Sette giorni di lutto nazionale a camere chiuse possono apparire eccessivi se si considera che il defunto per quanto illustre, non era un Capo di Stato. Solo Mao, Fidel Castro e più recentemente la regina d’Inghilterra, i cui funerali interruppero persino due giornate del campionato di calcio inglese che non si ferma nemmeno a natale o a capodanno, hanno avuto simili onoranze funebri. Se invece si vuole considerare questa settimana come una pausa di riflessione, ben venga. Berlusconi ha aperto la stagione dell’alternanza di governo che l’Italia prima della sua ascesa politica non conosceva. Dal 1948 al 1994 la Repubblica aveva sempre espresso una maggioranza di governo incentrata sul partito della democrazia cristiana con piccole varianti e quattro soli presidenti del consiglio erano stati non democristiani, Spadolini, Craxi, Amato e infine Ciampi. Quarantasei anni senza alternanza di governo, era qualcosa di inconcepibile per qualsiasi sistema democratico occidentale. L’Italia appariva come la grande anomalia europea. Tempo due anni dal primo governo Berlusconi ed ecco un governo di segno opposto, poi un nuovo governo Berlusconi, poi di nuovo un opposto, ancora Berlusconi dal 2009 al 2011, quando si instaurò un governo di solidarietà nazionale. Fra mille polemiche e difficoltà l’Italia aveva finalmente vissuto il brivido dell’alternanza, anche se poi sembrava ripiegata sul compromesso storico.

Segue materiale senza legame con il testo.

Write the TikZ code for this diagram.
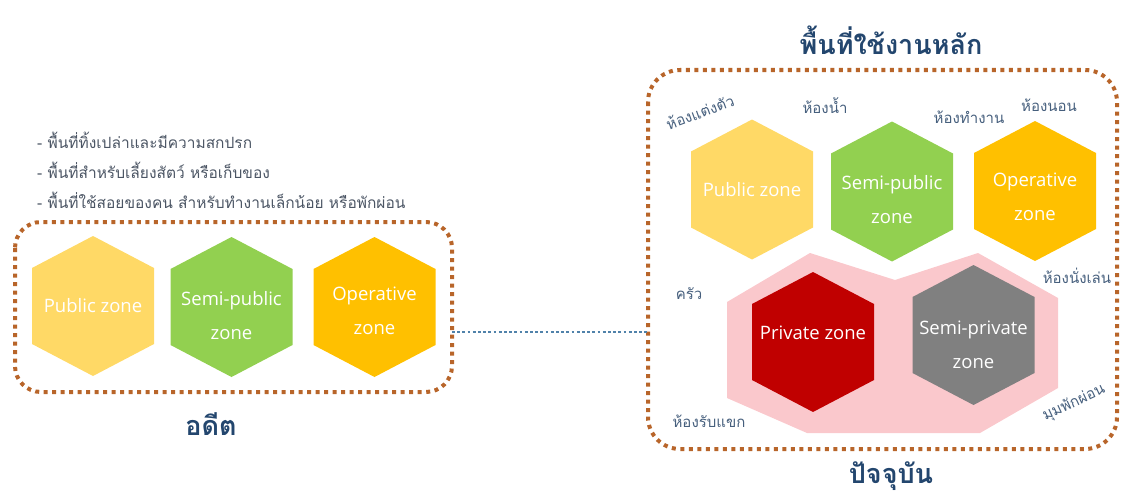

Tralasciamo il fatto che i partiti costituzionali erano stati eliminati dalla scena, quando nei grandi paesi dell’occidente, mai a nessuno era venuto in mente di chiuderli per poi riciclarne gli appartenenti in un fenomeno di trasformismo degno dell’Italia di Giolitti. Ancora non si conosceva Macron. In ogni caso si poteva dire che in un modo o in un altro la democrazia italiana era finalmente diventata matura, ovvero non c’era più un blocco elettorale destinato a restare opposizione comunque e inevitabilmente, ed è accaduto che sinistra e destra si siano via via prese le loro responsabilità di governo, persino direttamente, esprimendo un presidente del Consiglio, D’Alema nel 1998 e oggi Meloni. Vi sarebbero da considerare anche le esperienze di Letta, Renzi e Gentiloni, non fosse che si tratta pur sempre di tre esponenti provenienti nella loro formazione politica dal partito che fu di De Gasperi al potere per 50 anni.

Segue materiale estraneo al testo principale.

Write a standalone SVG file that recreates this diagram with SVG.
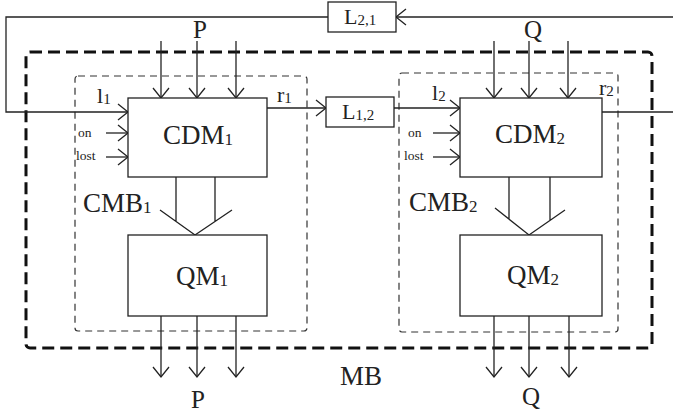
<svg xmlns="http://www.w3.org/2000/svg" width="673" height="416" viewBox="0 0 673 416">
<style>
  .box{fill:#fff;stroke:#222;stroke-width:1.3}
  .ln{fill:none;stroke:#222;stroke-width:1.3}
  .ar{fill:none;stroke:#222;stroke-width:1.3;marker-end:url(#arr)}
  .outer{fill:none;stroke:#111;stroke-width:3;stroke-dasharray:12 6}
  .inner{fill:none;stroke:#333;stroke-width:1.2;stroke-dasharray:7 5}
  text{font-family:"Liberation Serif","Times New Roman",serif;fill:#222}
  .big{font-size:27px}
  .mid{font-size:22px}
  .pq{font-size:25px;text-anchor:middle}
  .sm{font-size:13.5px}
</style>
<defs>
  <marker id="arr" viewBox="0 0 12 16" refX="11" refY="8" markerWidth="12" markerHeight="16" markerUnits="userSpaceOnUse" orient="auto" overflow="visible">
    <path d="M1,0 L11,8 L1,16" fill="none" stroke="#222" stroke-width="1.3"/>
  </marker>
</defs>
<rect width="673" height="416" fill="#fff"/>

<g id="MB">
  <rect class="outer" x="26" y="52" width="626" height="296" rx="4"/>
  <text class="big" x="340" y="385">MB</text>
</g>
<g id="CMB1">
  <rect class="inner" x="75" y="76" width="232" height="255" rx="3"/>
  <text class="big" x="83" y="212">CMB<tspan font-size="17" dy="1">1</tspan></text>
</g>
<g id="CMB2">
  <rect class="inner" x="399" y="73" width="219" height="259" rx="3"/>
  <text class="big" x="409" y="211">CMB<tspan font-size="17" dy="1">2</tspan></text>
</g>

<g id="connectors">
  <path class="ar" d="M673,17 H396"/>
  <path class="ar" d="M328,17 H6 V112 H128"/>
  <path class="ar" d="M267,108 H326"/>
  <path class="ar" d="M394,108 H460"/>
  <path class="ln" d="M602,112 H673"/>
  <path class="ar" d="M106,133 H128"/>
  <path class="ar" d="M106,157 H128"/>
  <path class="ar" d="M433,133 H460"/>
  <path class="ar" d="M433,157 H460"/>
  <path class="ar" d="M161,41 V98"/>
  <path class="ar" d="M197,41 V98"/>
  <path class="ar" d="M236,41 V98"/>
  <path class="ar" d="M494,41 V98"/>
  <path class="ar" d="M529,41 V98"/>
  <path class="ar" d="M568,41 V98"/>
  <path class="ar" d="M161,316 V377"/>
  <path class="ar" d="M197,316 V377"/>
  <path class="ar" d="M236,316 V377"/>
  <path class="ar" d="M494,316 V377"/>
  <path class="ar" d="M529,316 V377"/>
  <path class="ar" d="M569,316 V377"/>
  <path class="ln" d="M176,177 V221.4 M215,177 V221.5 M160,210 L195,235 L232,210"/>
  <path class="ln" d="M509,177 V219.1 M550,177 V220.4 M495,208 L529,235 L565,210"/>
</g>

<g id="CDM1">
  <rect class="box" x="128" y="98" width="139" height="79"/>
  <text class="big" x="163" y="144">CDM<tspan font-size="17" dy="1">1</tspan></text>
</g>
<g id="QM1">
  <rect class="box" x="128" y="235" width="139" height="81"/>
  <text class="big" x="176" y="285">QM<tspan font-size="17" dy="1">1</tspan></text>
</g>
<g id="CDM2">
  <rect class="box" x="460" y="98" width="142" height="79"/>
  <text class="big" x="495" y="143">CDM<tspan font-size="17" dy="1">2</tspan></text>
</g>
<g id="QM2">
  <rect class="box" x="460" y="235" width="142" height="81"/>
  <text class="big" x="507" y="284">QM<tspan font-size="17" dy="1">2</tspan></text>
</g>
<g id="L21">
  <rect class="box" x="328" y="2" width="68" height="30"/>
  <text class="mid" x="344" y="24">L<tspan font-size="15" dy="1">2,1</tspan></text>
</g>
<g id="L12">
  <rect class="box" x="326" y="97" width="68" height="30"/>
  <text class="mid" x="342" y="119">L<tspan font-size="15" dy="1">1,2</tspan></text>
</g>

<g id="labels">
  <text class="pq" x="200" y="38">P</text>
  <text class="pq" x="533" y="38">Q</text>
  <text class="pq" x="198" y="408">P</text>
  <text class="pq" x="531" y="405">Q</text>
  <text class="mid" x="97" y="103">l<tspan font-size="15" dy="1">1</tspan></text>
  <text class="mid" x="277" y="102">r<tspan font-size="15" dy="1">1</tspan></text>
  <text class="mid" x="432" y="100">l<tspan font-size="15" dy="1">2</tspan></text>
  <text class="mid" x="599" y="95">r<tspan font-size="15" dy="1">2</tspan></text>
  <text class="sm" x="78" y="137">on</text>
  <text class="sm" x="76" y="160">lost</text>
  <text class="sm" x="408" y="137">on</text>
  <text class="sm" x="404" y="160">lost</text>
</g>
</svg>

Quale sia il destino autentico della vita democratica, se questo si compie con l’alternanza, o semplicemente con la ratificazione del voto popolare che potrebbe anche non cambiare mai, è dibattito per filosofi e storici. I politici devono preoccuparsi se la democrazia, quale sia la forma che sceglie, produce dei risultati utili allo sviluppo della vita repubblicana, cioè della cosa pubblica. Uno sviluppo che si ebbe negli anni del centrismo, quelli dei governi Dc, Pri, Psdi, e anche per certi versi nei primi momenti del centrosinistra, con l’ingresso del Psi nella stanza dei bottoni, fino al suo esaurimento con Tangentopoli. E vi sono dati storici inoppugnabili per dimostrarlo. Cosa molto più difficile da riscontrare è un qualche sviluppo sociale ed economico in questi anni recenti dell’alternanza. Si potrebbe dire che questo è il giudizio di una fazione che ha faticato in maniera eccezionale in tale periodo, tanto da dover uscire dal governo e dal parlamento dove pure si era abbarbicata dal secondo dopoguerra alla fine del secolo scorso. Non fosse che il voto espresso dagli italiani nel 2018 al movimento cinque stelle testimonia un giudizio di insoddisfazione generale. Un partito fondato da un comico, all’insegna del “vaffa” schiantava in un colpo solo i due blocchi dell’alternanza. Ecco l’alternativa all’alternanza stessa. Se mai la maggioranza degli italiani fosse stata soddisfatta dell’esperienza bipolare, instauratasi con Berlusconi, non ci sarebbe mai stato il fenomeno grillino, accompagnato poi da un costante aumento dell’astensionismo. Che poi anche il movimento 5 stelle abbia mostrato limiti altrettanto evidenti e si sia ritornati ad una riformulazione del vecchio bipolarismo, il destra-centro, è di relativa importanza. La domanda che ci troviamo di fronte è sempre la stessa. Questo paese, la nazione, se si preferisce, è in grado di fare un qualche passo avanti? Perché sembrerebbe di tornare sempre al punto di partenza. In questo caso particolare, con il Pnrr incerto, nonostante le dichiarazioni roboanti, varrebbe la pena di prepararsi ad una nuova stagione di solidarietà nazionale.